▶ _Stated problem_: Write out all the lines again, precisely as they stand, but without the images.

▶ _Raw data_:
---+---
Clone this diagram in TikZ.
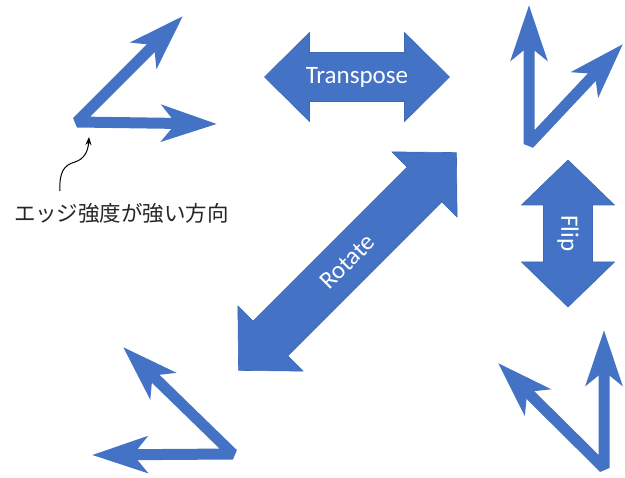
\documentclass[tikz,border=0pt]{standalone}
\usepackage{fontspec}
\setmainfont{Carlito}
\newfontfamily\jpfont{Noto Sans CJK JP}
\usetikzlibrary{arrows.meta}
\definecolor{officeblue}{HTML}{4472C4}
\definecolor{officeedge}{HTML}{3D68B6}
\tikzset{
  pair/.style={draw=officeblue, line width=11pt, line join=bevel,
    {Stealth[length=55pt,width=36pt,inset=14pt]}-{Stealth[length=55pt,width=36pt,inset=14pt]}},
  arrowbody/.style={fill=officeblue, draw=officeedge, line width=0.6pt},
  arrowtext/.style={text=white, font=\fontsize{25}{28}\selectfont, inner sep=0pt},
  note/.style={font=\jpfont\fontsize{21.5}{24}\selectfont, text=black!85, inner sep=0pt}
}
\newcommand\twoway[6]{%
  \begin{scope}[shift={#1}, rotate=#2]
  \fill[arrowbody] (-#3,0) -- ({-#3+45},#4) -- ({-#3+45},24.5) -- ({#3-45},24.5) -- ({#3-45},#4)
    -- (#3,0) -- ({#3-45},-#4) -- ({#3-45},-24.5) -- ({-#3+45},-24.5) -- ({-#3+45},-#4) -- cycle;
  \node[arrowtext, rotate=#2] (#5) at (0,0) {#6};
  \end{scope}}
\begin{document}
\begin{tikzpicture}[x=1pt, y=-1pt]
\useasboundingbox (0,0) rectangle (625,478);
\coordinate (tlv) at (77,122);
\coordinate (tla) at (183,16);
\coordinate (tlb) at (217,124);
\coordinate (trv) at (529,144);
\coordinate (tra) at (529,5);
\coordinate (trb) at (623,44);
\coordinate (blv) at (233,454);
\coordinate (bla) at (123,347);
\coordinate (blb) at (92,455);
\coordinate (brv) at (604,468);
\coordinate (bra) at (604,330);
\coordinate (brb) at (498,363);
\draw[pair] (tla) -- (tlv) -- (tlb);
\draw[pair] (tra) -- (trv) -- (trb);
\draw[pair] (bla) -- (blv) -- (blb);
\draw[pair] (bra) -- (brv) -- (brb);
\twoway{(357,77)}{0}{92.5}{44.5}{transpose}{Transpose}
\twoway{(568,233.5)}{-90}{73.5}{46.5}{flip}{Flip}
\twoway{(347.5,261.5)}{45}{154}{46}{rotate}{Rotate}
\node[note] (dir) at (121.5,213) {エッジ強度が強い方向};
\coordinate (src) at (60,191);
\coordinate (dst) at (89,137);
\draw[line width=1pt, -{Stealth[length=8pt,width=6pt]}] (src) .. controls (59,172) and (64,165) .. (75,162)
  .. controls (84,159) and (88,152) .. (dst);
\end{tikzpicture}
\end{document}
---+---
▶ _Solution for this task_:
Clone this diagram in TikZ.
\documentclass[tikz,border=0pt]{standalone}
\usepackage{fontspec}
\setmainfont{Carlito}
\newfontfamily\jpfont{Noto Sans CJK JP}
\usetikzlibrary{arrows.meta}
\definecolor{officeblue}{HTML}{4472C4}
\definecolor{officeedge}{HTML}{3D68B6}
\tikzset{
  pair/.style={draw=officeblue, line width=11pt, line join=bevel,
    {Stealth[length=55pt,width=36pt,inset=14pt]}-{Stealth[length=55pt,width=36pt,inset=14pt]}},
  arrowbody/.style={fill=officeblue, draw=officeedge, line width=0.6pt},
  arrowtext/.style={text=white, font=\fontsize{25}{28}\selectfont, inner sep=0pt},
  note/.style={font=\jpfont\fontsize{21.5}{24}\selectfont, text=black!85, inner sep=0pt}
}
\newcommand\twoway[6]{%
  \begin{scope}[shift={#1}, rotate=#2]
  \fill[arrowbody] (-#3,0) -- ({-#3+45},#4) -- ({-#3+45},24.5) -- ({#3-45},24.5) -- ({#3-45},#4)
    -- (#3,0) -- ({#3-45},-#4) -- ({#3-45},-24.5) -- ({-#3+45},-24.5) -- ({-#3+45},-#4) -- cycle;
  \node[arrowtext, rotate=#2] (#5) at (0,0) {#6};
  \end{scope}}
\begin{document}
\begin{tikzpicture}[x=1pt, y=-1pt]
\useasboundingbox (0,0) rectangle (625,478);
\coordinate (tlv) at (77,122);
\coordinate (tla) at (183,16);
\coordinate (tlb) at (217,124);
\coordinate (trv) at (529,144);
\coordinate (tra) at (529,5);
\coordinate (trb) at (623,44);
\coordinate (blv) at (233,454);
\coordinate (bla) at (123,347);
\coordinate (blb) at (92,455);
\coordinate (brv) at (604,468);
\coordinate (bra) at (604,330);
\coordinate (brb) at (498,363);
\draw[pair] (tla) -- (tlv) -- (tlb);
\draw[pair] (tra) -- (trv) -- (trb);
\draw[pair] (bla) -- (blv) -- (blb);
\draw[pair] (bra) -- (brv) -- (brb);
\twoway{(357,77)}{0}{92.5}{44.5}{transpose}{Transpose}
\twoway{(568,233.5)}{-90}{73.5}{46.5}{flip}{Flip}
\twoway{(347.5,261.5)}{45}{154}{46}{rotate}{Rotate}
\node[note] (dir) at (121.5,213) {エッジ強度が強い方向};
\coordinate (src) at (60,191);
\coordinate (dst) at (89,137);
\draw[line width=1pt, -{Stealth[length=8pt,width=6pt]}] (src) .. controls (59,172) and (64,165) .. (75,162)
  .. controls (84,159) and (88,152) .. (dst);
\end{tikzpicture}
\end{document}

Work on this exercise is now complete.